1. Starchy potatoes are best suited to this dish as they become nice and fluffy when cooked. The best to use are Russet (common in the US), Dutch Creams, King Edward or Red Delight. However, great all-purpose potatoes like Golden Delight, Coliban, Red Rascal and Sebago (popular in Australia) still work great.

2. Ham can have different names depending on the country. As long as the ham does not require cooking, is not smoked, not like salami and not sweet, then you can use any kind of ham.

3. If you are running out of time and have large potatoes, then you could peel and cut the potatoes into quarters or 6 pieces to boil. This should reduce the boiling time significantly.

In this case, I would strongly recommend that you dry the boiled potatoes to remove excess moisture by placing the drained potatoes back in the saucepan over high heat and shaking the pan for 15 -20 seconds. The moisture should evaporate and the corners of the potatoes will start breaking and become mushy. Be careful not to burn the potatoes.

4. I used Lebanese cucumber the diameter of which is about 3cm (1⅛”). If your cucumber is a thick large one, I would suggest that you cut it in half or quarters lengthwise, then slice it.

5. My carrot was about 4cm (1 ½”) in diameter. If the carrot is very thin, you can just halve it lengthwise. If very large, you may have to cut it into 6 pieces lengthwise.

6. If you have an egg slicer, you can dice them easily. Place the egg long ways (this is not the standard egg slicer is designed to place the egg) and slice. Holding the egg together, turn the egg 90 degrees (the egg is still placed long ways). Sice again. Then rotate the egg 90 degrees sideways and slice.

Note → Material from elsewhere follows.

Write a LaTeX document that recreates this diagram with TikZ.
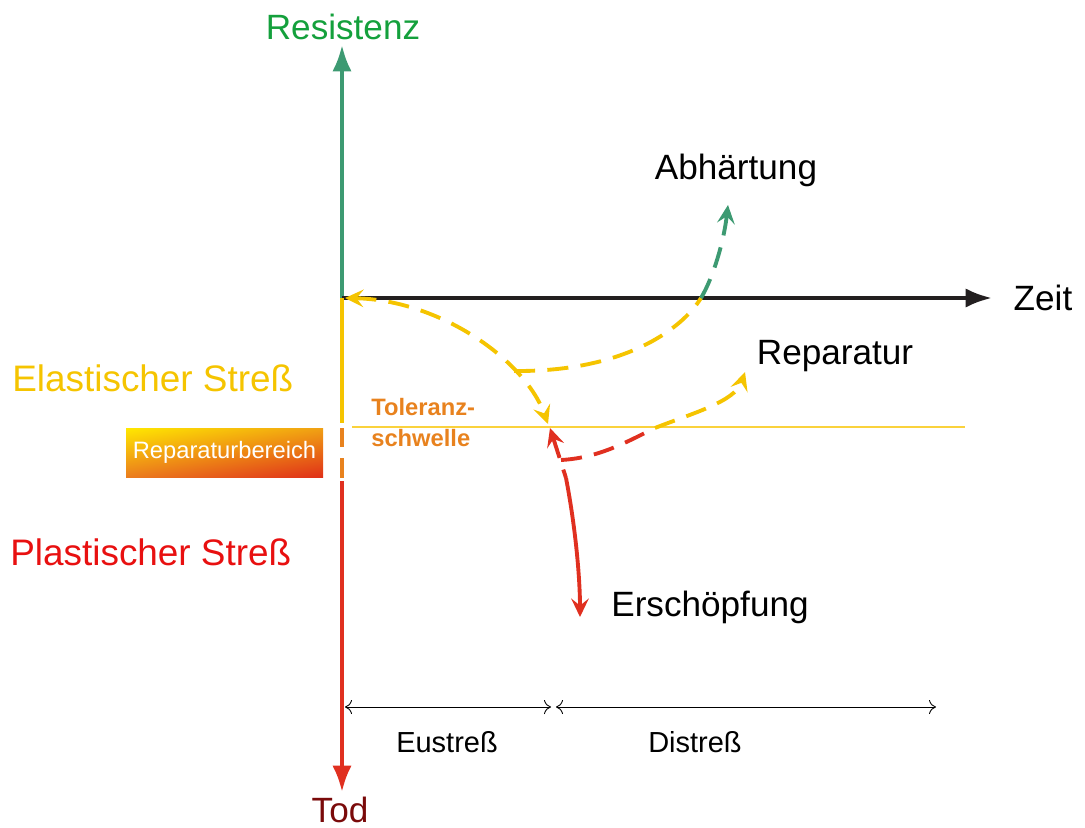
\documentclass[tikz,border=0pt]{standalone}
\usepackage{fontspec}
\setmainfont{Liberation Sans}
\usetikzlibrary{arrows.meta,shadings}
\definecolor{axgreen}{RGB}{61,154,114}
\definecolor{txgreen}{RGB}{20,160,60}
\definecolor{syellow}{RGB}{245,196,0}
\definecolor{tyellow}{RGB}{250,210,60}
\definecolor{sorange}{RGB}{232,130,30}
\definecolor{sred}{RGB}{224,48,32}
\definecolor{txred}{RGB}{232,16,16}
\definecolor{todred}{RGB}{122,10,10}
\definecolor{axblack}{RGB}{35,31,32}
\definecolor{gUL}{RGB}{255,232,0}
\definecolor{gUR}{RGB}{240,160,20}
\definecolor{gLL}{RGB}{235,125,30}
\definecolor{gLR}{RGB}{224,48,24}
\tikzset{
  big/.style={font=\fontsize{20}{24}\selectfont},
  side/.style={font=\fontsize{21}{25}\selectfont},
  small/.style={font=\fontsize{16.5}{19}\selectfont},
  axis/.style={line width=2.3pt},
  bighead/.style={-{Latex[length=15pt,width=11pt]}},
  dsh/.style={line width=2.2pt, dash pattern=on 12pt off 7pt},
  dtip/.tip={Stealth[length=10.5pt,width=10pt,inset=4pt]},
  span/.style={line width=0.5pt, {To[length=4pt,width=8pt]}-{To[length=4pt,width=8pt]}}
}
\begin{document}
\begin{tikzpicture}[x=0.02cm,y=-0.02cm]
\useasboundingbox (0,0) rectangle (1085,828);
% coordinates
\coordinate (O) at (342,298);
\coordinate (top) at (342,45);
\coordinate (yEnd) at (342,423);
\coordinate (o1a) at (342,428);
\coordinate (o1b) at (342,447);
\coordinate (o2a) at (342,458);
\coordinate (o2b) at (342,478);
\coordinate (rA) at (342,481);
\coordinate (bot) at (342,792);
\coordinate (xEnd) at (992,298);
\coordinate (tolA) at (352,427);
\coordinate (tolB) at (965,427);
% axes
\draw[axis, axgreen, bighead] (O) -- (top);
\draw[axis, axblack, bighead] (O) -- (xEnd);
\draw[axis, syellow] (O) -- (yEnd);
\draw[axis, sorange] (o1a) -- (o1b);
\draw[axis, sorange] (o2a) -- (o2b);
\draw[axis, sred, bighead] (rA) -- (bot);
\draw[line width=0.9pt, tyellow] (tolA) -- (tolB);
% axis labels
\node[big, text=txgreen] (res) at (343,27) {Resistenz};
\node[big, text=todred] (tod) at (340,810) {Tod};
\node[big, text=black] (zeit) at (1043,298) {Zeit};
\node[side, text=syellow, anchor=west, inner sep=0pt] (ela) at (12,378) {Elastischer Streß};
\node[side, text=txred, anchor=west, inner sep=0pt] (pla) at (10,552) {Plastischer Streß};
\node[minimum width=197*0.02cm, minimum height=49*0.02cm, inner sep=0pt,
  upper left=gUL, upper right=gUR, lower left=gLL, lower right=gLR,
  text=white, font=\fontsize{13.5}{16}\selectfont] (rb) at (224.5,452.5) {Reparaturbereich};
\node[text=sorange, anchor=north west, inner sep=0pt, align=left,
  font=\bfseries\fontsize{13.5}{17.6}\selectfont] (tol) at (371,398) {Toleranz-\\schwelle};
% points on curves
\coordinate (A) at (345,298);
\coordinate (B) at (548,424);
\coordinate (C) at (514,371);
\coordinate (D) at (701,298);
\coordinate (E) at (728,205);
\coordinate (F) at (561,460);
\coordinate (G) at (655,428);
\coordinate (H) at (745,372);
\coordinate (R1) at (550,428);
\coordinate (R2) at (566,478);
\coordinate (R3) at (580,617);
% curves
\draw[dsh, syellow, dtip-dtip] (A) .. controls (440,300) and (525,360) .. (B);
\draw[dsh, syellow] (C) .. controls (620,372) and (680,332) .. (D);
\draw[dsh, axgreen, -dtip] (D) .. controls (714,276) and (724,240) .. (E);
\draw[dsh, sred] (F) .. controls (600,458) and (630,440) .. (G);
\draw[dsh, syellow, -dtip] (G) .. controls (690,414) and (735,402) .. (H);
\draw[dsh, sred, dtip-] (R1) -- (R2);
\draw[line width=2.2pt, sred, -dtip] (R2) .. controls (576,530) and (580,580) .. (R3);
% outcome labels
\node[big] (abh) at (736,170) {Abhärtung};
\node[big] (rep) at (835,356) {Reparatur};
\node[big] (ers) at (710,607) {Erschöpfung};
% spans
\coordinate (s1) at (345,707);
\coordinate (s2) at (551,707);
\coordinate (s3) at (556,707);
\coordinate (s4) at (936,707);
\draw[span] (s1) -- (s2);
\draw[span] (s3) -- (s4);
\node[small] (eu) at (447,742) {Eustreß};
\node[small] (dis) at (695,742) {Distreß};
\end{tikzpicture}
\end{document}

If you don’t have a slicer, you could use a knife to chop them but the egg yolk tends to stick to the side of the knife. You can use a thread to at least slice them neatly if you want. Simply place a thread around the egg leaving the ends of the thread crossed ove each other. Then pull the both ends of the thread outward. It will make the circle of the thread placed around the egg smaller, cutting through the egg. Once the egg is sliced, then knife can be used to dice them.